═══ THE INPUT ═══

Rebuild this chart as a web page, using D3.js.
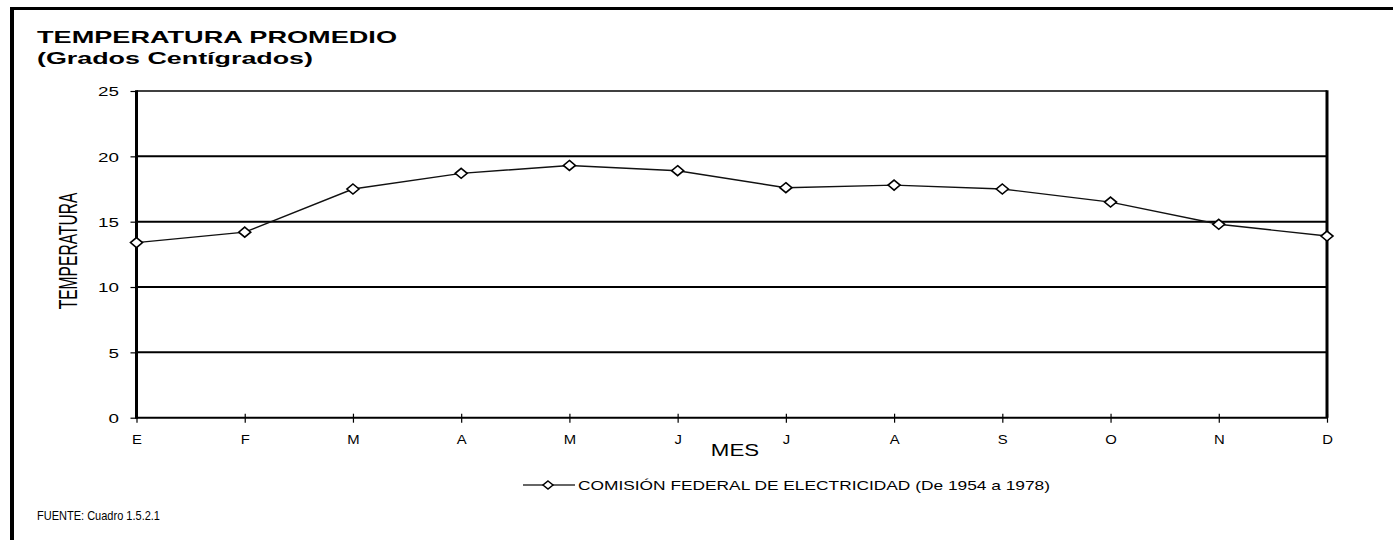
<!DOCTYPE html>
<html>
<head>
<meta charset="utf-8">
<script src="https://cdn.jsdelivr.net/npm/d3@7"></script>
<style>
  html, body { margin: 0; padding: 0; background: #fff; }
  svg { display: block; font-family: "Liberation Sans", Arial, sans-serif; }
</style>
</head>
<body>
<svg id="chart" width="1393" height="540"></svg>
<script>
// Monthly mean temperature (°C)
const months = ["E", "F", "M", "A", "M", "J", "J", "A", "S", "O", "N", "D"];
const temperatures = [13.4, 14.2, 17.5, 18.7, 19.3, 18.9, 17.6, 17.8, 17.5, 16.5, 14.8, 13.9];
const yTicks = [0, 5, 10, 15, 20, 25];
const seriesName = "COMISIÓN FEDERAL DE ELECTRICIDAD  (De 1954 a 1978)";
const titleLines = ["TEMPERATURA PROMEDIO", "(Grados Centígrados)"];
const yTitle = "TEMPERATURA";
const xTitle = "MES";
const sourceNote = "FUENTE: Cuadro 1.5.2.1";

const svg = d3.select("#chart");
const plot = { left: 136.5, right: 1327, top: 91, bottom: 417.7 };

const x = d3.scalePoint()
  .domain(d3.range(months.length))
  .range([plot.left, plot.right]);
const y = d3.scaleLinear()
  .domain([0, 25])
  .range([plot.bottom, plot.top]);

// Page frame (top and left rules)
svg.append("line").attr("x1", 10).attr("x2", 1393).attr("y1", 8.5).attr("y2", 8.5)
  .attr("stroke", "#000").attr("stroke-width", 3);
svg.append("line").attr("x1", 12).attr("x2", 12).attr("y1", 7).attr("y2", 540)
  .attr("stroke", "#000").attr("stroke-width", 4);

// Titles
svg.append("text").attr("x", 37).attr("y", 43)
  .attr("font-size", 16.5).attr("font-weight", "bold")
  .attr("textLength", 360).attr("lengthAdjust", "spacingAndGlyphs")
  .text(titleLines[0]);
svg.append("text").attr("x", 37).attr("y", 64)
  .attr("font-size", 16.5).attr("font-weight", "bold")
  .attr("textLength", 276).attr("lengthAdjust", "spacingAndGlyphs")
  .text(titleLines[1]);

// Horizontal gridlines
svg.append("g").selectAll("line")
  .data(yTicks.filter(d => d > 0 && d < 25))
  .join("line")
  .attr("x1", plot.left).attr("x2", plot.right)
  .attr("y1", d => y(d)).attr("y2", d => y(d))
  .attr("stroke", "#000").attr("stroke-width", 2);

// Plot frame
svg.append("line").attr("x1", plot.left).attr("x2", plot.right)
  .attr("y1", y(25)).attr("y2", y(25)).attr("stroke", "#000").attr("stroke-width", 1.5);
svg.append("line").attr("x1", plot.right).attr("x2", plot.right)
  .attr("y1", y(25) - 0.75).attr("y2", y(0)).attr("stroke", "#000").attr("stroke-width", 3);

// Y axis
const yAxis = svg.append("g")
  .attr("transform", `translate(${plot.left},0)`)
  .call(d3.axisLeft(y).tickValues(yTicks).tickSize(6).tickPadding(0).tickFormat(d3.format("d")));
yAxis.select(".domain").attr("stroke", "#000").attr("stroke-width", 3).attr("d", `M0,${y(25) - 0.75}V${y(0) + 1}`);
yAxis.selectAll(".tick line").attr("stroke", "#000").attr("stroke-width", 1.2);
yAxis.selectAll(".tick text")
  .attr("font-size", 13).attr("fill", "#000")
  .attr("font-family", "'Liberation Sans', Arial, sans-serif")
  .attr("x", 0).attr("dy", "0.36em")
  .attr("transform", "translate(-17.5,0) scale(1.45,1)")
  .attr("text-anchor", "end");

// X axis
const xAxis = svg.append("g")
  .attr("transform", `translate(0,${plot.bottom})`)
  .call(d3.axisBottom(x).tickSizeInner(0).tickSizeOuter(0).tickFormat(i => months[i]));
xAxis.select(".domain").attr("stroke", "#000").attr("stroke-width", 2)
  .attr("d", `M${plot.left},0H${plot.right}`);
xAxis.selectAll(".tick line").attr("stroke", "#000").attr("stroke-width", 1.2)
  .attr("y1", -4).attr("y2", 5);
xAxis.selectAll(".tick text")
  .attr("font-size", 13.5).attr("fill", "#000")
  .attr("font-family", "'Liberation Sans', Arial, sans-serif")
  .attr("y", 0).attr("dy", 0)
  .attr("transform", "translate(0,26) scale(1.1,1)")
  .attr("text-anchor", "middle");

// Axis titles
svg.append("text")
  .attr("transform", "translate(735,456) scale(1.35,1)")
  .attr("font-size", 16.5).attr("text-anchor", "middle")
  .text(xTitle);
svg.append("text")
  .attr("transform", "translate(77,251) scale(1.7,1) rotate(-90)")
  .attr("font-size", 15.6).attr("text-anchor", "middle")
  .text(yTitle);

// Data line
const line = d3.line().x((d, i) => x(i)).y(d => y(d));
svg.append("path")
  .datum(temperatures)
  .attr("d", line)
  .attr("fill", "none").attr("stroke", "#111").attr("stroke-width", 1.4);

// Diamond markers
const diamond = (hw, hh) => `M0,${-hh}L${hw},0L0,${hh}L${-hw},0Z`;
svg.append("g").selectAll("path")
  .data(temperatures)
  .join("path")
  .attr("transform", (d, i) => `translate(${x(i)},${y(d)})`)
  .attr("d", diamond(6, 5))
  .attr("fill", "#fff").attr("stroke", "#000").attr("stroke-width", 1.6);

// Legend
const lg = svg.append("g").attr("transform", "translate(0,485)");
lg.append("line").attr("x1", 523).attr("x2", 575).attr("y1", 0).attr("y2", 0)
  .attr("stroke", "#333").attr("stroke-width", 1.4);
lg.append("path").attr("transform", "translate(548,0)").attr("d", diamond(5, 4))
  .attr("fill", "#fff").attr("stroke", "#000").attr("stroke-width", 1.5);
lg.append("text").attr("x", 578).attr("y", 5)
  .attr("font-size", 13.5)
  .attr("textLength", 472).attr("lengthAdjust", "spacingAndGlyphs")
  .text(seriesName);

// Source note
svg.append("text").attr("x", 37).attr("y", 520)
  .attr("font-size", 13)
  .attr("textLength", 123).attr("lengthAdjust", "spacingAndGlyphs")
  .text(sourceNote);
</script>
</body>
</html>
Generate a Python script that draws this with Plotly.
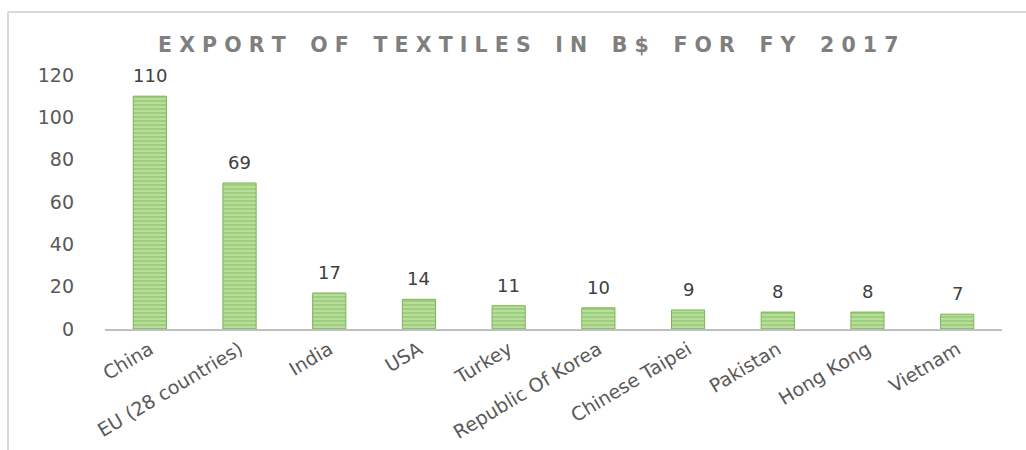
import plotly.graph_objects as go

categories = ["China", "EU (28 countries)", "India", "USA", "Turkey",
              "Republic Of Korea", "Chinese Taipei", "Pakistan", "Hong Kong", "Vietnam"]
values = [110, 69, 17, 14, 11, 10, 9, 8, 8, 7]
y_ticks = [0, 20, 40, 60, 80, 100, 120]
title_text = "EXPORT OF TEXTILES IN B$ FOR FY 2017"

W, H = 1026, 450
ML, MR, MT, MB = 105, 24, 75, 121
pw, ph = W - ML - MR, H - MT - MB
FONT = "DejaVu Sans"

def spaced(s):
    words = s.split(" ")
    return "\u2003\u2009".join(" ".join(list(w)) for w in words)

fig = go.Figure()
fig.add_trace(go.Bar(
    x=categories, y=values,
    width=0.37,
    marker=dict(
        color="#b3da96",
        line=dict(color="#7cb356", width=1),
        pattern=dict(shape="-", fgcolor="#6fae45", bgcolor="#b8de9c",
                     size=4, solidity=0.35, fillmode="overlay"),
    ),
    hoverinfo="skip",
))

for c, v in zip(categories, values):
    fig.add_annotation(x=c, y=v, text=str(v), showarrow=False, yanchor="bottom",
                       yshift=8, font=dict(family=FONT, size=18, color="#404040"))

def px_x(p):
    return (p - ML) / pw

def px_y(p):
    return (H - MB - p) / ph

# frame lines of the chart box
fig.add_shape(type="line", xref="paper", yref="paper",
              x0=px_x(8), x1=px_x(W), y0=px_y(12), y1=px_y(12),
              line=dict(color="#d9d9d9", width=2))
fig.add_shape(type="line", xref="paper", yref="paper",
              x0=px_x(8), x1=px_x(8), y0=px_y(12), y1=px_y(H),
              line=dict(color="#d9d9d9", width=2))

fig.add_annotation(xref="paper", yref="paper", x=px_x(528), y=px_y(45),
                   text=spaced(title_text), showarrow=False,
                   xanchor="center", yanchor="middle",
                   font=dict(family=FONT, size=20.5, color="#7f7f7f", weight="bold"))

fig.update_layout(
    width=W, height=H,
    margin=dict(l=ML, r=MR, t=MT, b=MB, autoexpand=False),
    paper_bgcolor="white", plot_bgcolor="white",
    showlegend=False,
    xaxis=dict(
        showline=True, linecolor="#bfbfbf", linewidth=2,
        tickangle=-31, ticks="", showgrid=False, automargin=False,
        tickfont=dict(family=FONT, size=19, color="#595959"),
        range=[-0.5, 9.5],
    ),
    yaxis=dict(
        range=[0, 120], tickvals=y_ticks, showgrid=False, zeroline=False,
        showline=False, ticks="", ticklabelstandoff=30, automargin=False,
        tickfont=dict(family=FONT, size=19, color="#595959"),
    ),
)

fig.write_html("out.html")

═══
═══ THE INPUT ═══

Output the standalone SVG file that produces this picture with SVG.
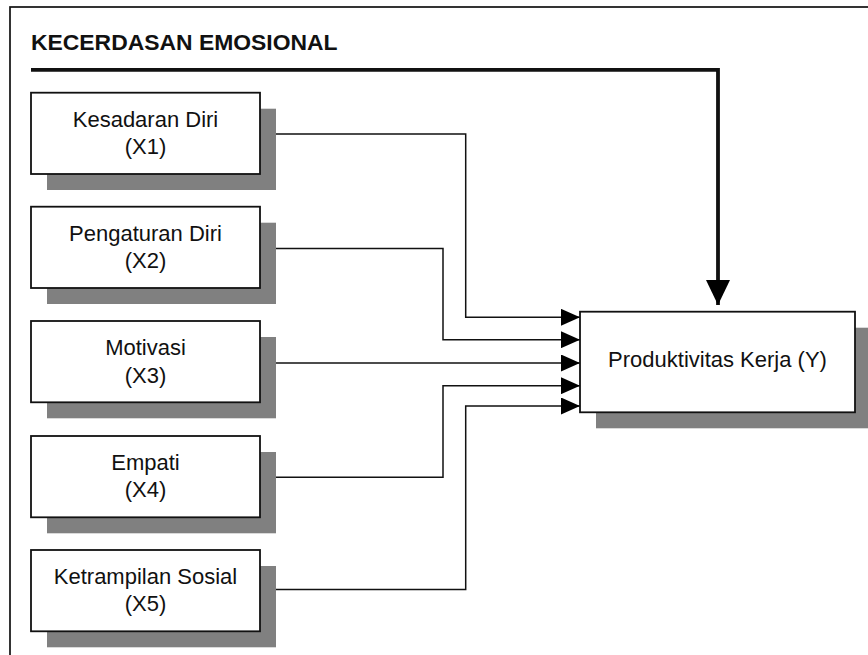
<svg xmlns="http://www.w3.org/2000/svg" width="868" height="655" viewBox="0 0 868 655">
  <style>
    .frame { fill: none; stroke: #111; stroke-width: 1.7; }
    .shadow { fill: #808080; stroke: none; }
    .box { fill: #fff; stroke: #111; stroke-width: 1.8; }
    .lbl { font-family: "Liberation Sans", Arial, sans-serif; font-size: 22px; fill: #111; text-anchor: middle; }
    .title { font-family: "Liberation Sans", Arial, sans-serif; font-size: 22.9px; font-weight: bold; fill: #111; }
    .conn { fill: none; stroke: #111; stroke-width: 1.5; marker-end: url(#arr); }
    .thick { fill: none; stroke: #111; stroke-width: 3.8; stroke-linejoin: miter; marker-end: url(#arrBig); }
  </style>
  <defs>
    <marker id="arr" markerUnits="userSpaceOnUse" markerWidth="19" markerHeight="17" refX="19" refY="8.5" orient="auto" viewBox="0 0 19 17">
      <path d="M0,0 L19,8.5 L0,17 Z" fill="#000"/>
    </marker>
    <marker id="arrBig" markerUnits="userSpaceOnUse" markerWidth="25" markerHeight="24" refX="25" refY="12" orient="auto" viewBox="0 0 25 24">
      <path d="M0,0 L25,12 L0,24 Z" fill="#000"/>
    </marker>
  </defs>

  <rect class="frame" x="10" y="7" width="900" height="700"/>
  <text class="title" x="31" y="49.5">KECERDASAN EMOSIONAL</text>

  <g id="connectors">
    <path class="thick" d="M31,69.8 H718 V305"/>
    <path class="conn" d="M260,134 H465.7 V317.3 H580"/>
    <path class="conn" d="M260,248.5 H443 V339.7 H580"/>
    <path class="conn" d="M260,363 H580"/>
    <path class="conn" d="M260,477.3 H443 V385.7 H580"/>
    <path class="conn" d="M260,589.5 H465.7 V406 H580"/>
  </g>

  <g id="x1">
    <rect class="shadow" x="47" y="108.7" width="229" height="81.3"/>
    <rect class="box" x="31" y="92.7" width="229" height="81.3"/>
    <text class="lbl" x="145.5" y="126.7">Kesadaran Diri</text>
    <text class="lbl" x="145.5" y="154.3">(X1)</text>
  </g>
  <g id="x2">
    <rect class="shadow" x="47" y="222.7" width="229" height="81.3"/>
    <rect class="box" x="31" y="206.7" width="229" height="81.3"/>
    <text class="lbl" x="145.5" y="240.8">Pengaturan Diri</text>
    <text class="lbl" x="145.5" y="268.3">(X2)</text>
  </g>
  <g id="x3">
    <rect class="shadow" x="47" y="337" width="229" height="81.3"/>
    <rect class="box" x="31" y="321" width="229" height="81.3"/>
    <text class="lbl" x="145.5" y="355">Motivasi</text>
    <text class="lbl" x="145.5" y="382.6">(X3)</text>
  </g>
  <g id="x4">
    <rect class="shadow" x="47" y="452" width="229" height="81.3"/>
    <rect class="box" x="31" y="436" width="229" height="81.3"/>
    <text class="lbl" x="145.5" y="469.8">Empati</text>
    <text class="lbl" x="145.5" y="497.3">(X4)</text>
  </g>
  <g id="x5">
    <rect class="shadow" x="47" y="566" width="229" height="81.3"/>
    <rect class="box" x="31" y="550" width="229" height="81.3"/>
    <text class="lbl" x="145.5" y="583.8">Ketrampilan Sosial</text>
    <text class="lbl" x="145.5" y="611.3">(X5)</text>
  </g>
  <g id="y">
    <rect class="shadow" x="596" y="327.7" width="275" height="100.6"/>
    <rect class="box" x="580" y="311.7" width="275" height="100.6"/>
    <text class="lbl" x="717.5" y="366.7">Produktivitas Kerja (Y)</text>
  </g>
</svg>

═══

- WHAT IS ASKED: Give the number of lines in the entries that include the string "with", and nothing more.

- WRITTEN RESPONSE: 2